I've got a bridge on sale. You seem very interested in buying such. Gimme a call.
— Moon of Alabama (@MoonofA) June 30, 2019
Others have been a touch more skeptical.
“Hi Joshua, I’ve got a bridge on sale. You seem very interested in buying such. Gimme a call,” Moon of Alabama tweeted at Landis.
Such skepticism is warranted. It is true that the Quincy Institute’s co-fouder Trita Parsi has been a vocal opponent of US imperialism towards Iran and elsewhere, but it is also true that the Kochs and Soros have both acted as toxic facilitators of US imperialism.
The report claims that the new think tank seeks an end to America’s regime change agenda in Venezuela, for example, yet investigative journalist Greg Palast reports that the Koch brothers have been a major driving force behind that very agenda. The group claims to seek a de-escalation against Syria, yet investigative journalist Vanessa Beeley and alternative media outlet Mintpress News have documented extensive ties between George Soros and the various NGOs and narrative management operations which have been facilitating the agenda of toppling Syria’s government.
In 2014 journalist Mark Ames observed that Soros “funded many of the NGOs involved in ‘color revolutions’ including small donations to the same Ukraine NGOs that Omidyar backed. (Like Omidyar Network does today, Soros’ charity arms—Open Society and Renaissance Foundation—publicly preached transparency and good government in places like Russia during the Yeltsin years, while Soros’ financial arm speculated on Russian debt and participated in scandal-plagued auctions of state assets.)”
Charles Koch has been a major donor to the Iraq-raping think tank American Enterprise Institute, which has returned the favor by aggressively churning out narrative management on the public image of the Koch brothers. George Soros is a major funder of the NATO narrative management firm Atlantic Council, which has been a driving force behind the campaign manufacturing consent for escapations against Russia, something the Quincy Institute claims to oppose.
So if you’re interested in viewing world events through a lens that is untainted by corrupt narrative management, some skepticism of this new Quincy Institute is not just appropriate, but absolutely required.
The term “think tank” almost always refers to a group of academics hired by plutocrats to come up with reasons why it is very good and smart to do something very evil and stupid, and then to market those reasons at key points of influence.
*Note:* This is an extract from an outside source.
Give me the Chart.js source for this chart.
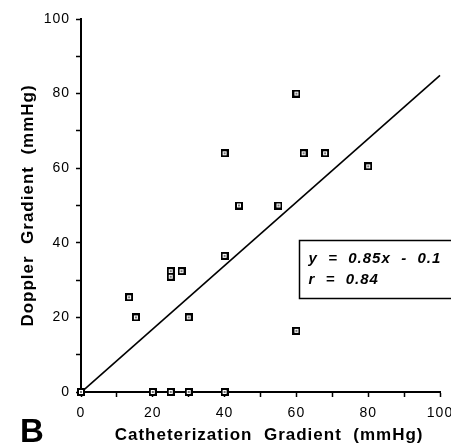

They are key tools of narrative management for the billionaire class, and the interests of the billionaire class are rarely in alignment with those of ordinary people. This is especially true when said billionaires are operating in a bipartisan manner.
But the good news is that all we have too do to know the truth about this new group’s purposes is watch its behavior over time, and pay attention to who benefits from the narratives it ends up pushing. Just make a mental note of the information you have about it now, and pay attention to what’s happening when you see the words “Quincy Institute” in reports from the political/media class going forward. If this think tank is what it claims to be, we will see this proven over time in the effects it has on dominant narratives and government policy. If it isn’t, we’ll see that, too.